Entretien avec Etienne de Callataÿ

En pleine crise des prix de l’énergie, le moment est-il vraiment opportun pour parler de transition économique – alors que les comptes des entreprises sont plombés par les coûts énergétiques ? Pour l’économiste et investisseur durable Etienne de Callataÿ, c’est justement le moment ou jamais de changer de cap vers un nouveau paradigme économique. Un entretien… décapant, qui remet les pendules à l’heure.

La transition économique demande des efforts, le moment n’est-il pas mal choisi pour en parler ?

Le minimum minimorum est que les décisions prises dans l’urgence, pour faire face aux difficultés les plus pressantes, soient compatibles avec la transition. Ainsi, c’est une erreur d’envoyer comme signal au monde de l’entreprise que, si le prix de l’énergie continue de monter, les interventions publiques chercheront à les immuniser contre ce renchérissement. Cela n’inciterait pas les entreprises à modifier leur processus de production.

Ceux qui ont fait des efforts vont mieux s’en tirer que les autres ?

Oui, et tant mieux ! Certes, ces entreprises aussi voient leur coût augmenter, mais sensiblement moins que celles qui n’ont pas fait d’effort. Elles ont donc amélioré leur compétitivité car leurs prix de vente auront moins à augmenter. Les produits et services qui ont le contenu énergétique le plus élevé sont ceux qui vont augmenter le plus. C’est souhaitable, cela incitera les consommateurs à aller vers ce qui est moins énergivore. Je peux comprendre que les gens soient tétanisés par des changements de prix relatifs, mais les décideurs politiques doivent faire de la pédagogie.

L’énergie, c’est aussi le transport ! La transition signifie-t-elle moins de transport ?

Le transport est le plus souvent une activité hautement polluante, avec des effets sur l’environnement et la santé publique, mais les coûts sociétaux ne sont pas reflétés dans le prix des carburants. Faut-il continuer à vider nos centres-villes et de facto encourager les magasins en périphérie ? Rien ne doit stimuler le transport polluant. Un transport plus onéreux stimulera l’activité locale et le recours à des formes de transport moins polluantes.

Et que faites-vous du facteur « emploi » ?

La transition est porteuse d’emploi. Pensez à la rénovation du bâti ou à une agriculture moins mécanisée. Le monde politique est souvent plus sensible à attirer un gros projet qui va générer beaucoup d’emplois d’un coup qu’à la promotion d’une multitude de petits projets bien meilleurs pour l’environnement et, au total, plus créateurs d’emplois. Certes, il y aura des activités et donc des emplois qui devront disparaître, et cela fait peur. On s’accroche aux emplois existants par manque de confiance envers notre capacité à créer de nouveaux emplois. Ayons confiance. Ainsi, l’économie circulaire est appelée à créer des emplois qui compenseront ceux perdus dans les activités destructrices.

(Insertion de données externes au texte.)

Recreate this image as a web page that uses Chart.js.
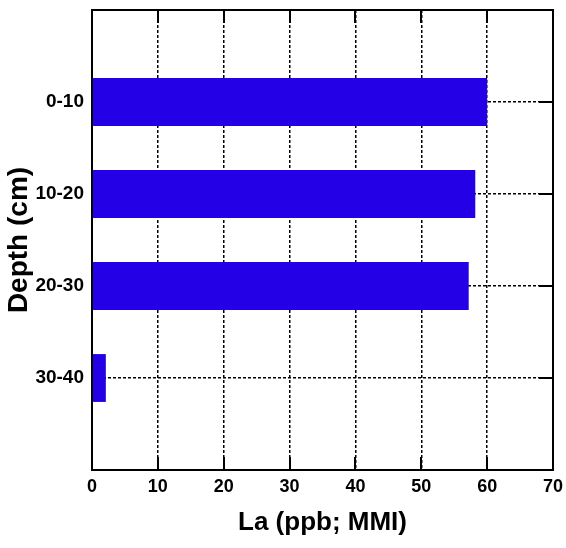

On tient bon sur la nécessité de la transition, alors ?

Bien entendu, et même plus que jamais. Il y a les urgences sociales de l’heure, mais la question environnementale est tout autant une urgence. Si nous avions été sages, nous aurions fait notre transition sans attendre la hausse des prix énergétiques. Nous ne l’avons pas fait, et c’est dommage. Des entreprises ont changé, d’autres pas. Récompensons les premières et incitons les secondes à bouger. N’est-il pas absurde d’aider celles qui n’adoptent pas un comportement citoyen ? Aujourd’hui, cela tangue, il y aura des dégâts, et dans cette tempête, il faut protéger les plus faibles, par exemple. Mais on ne peut pas faire comme si la nécessité de changer de paradigme n’était pas là.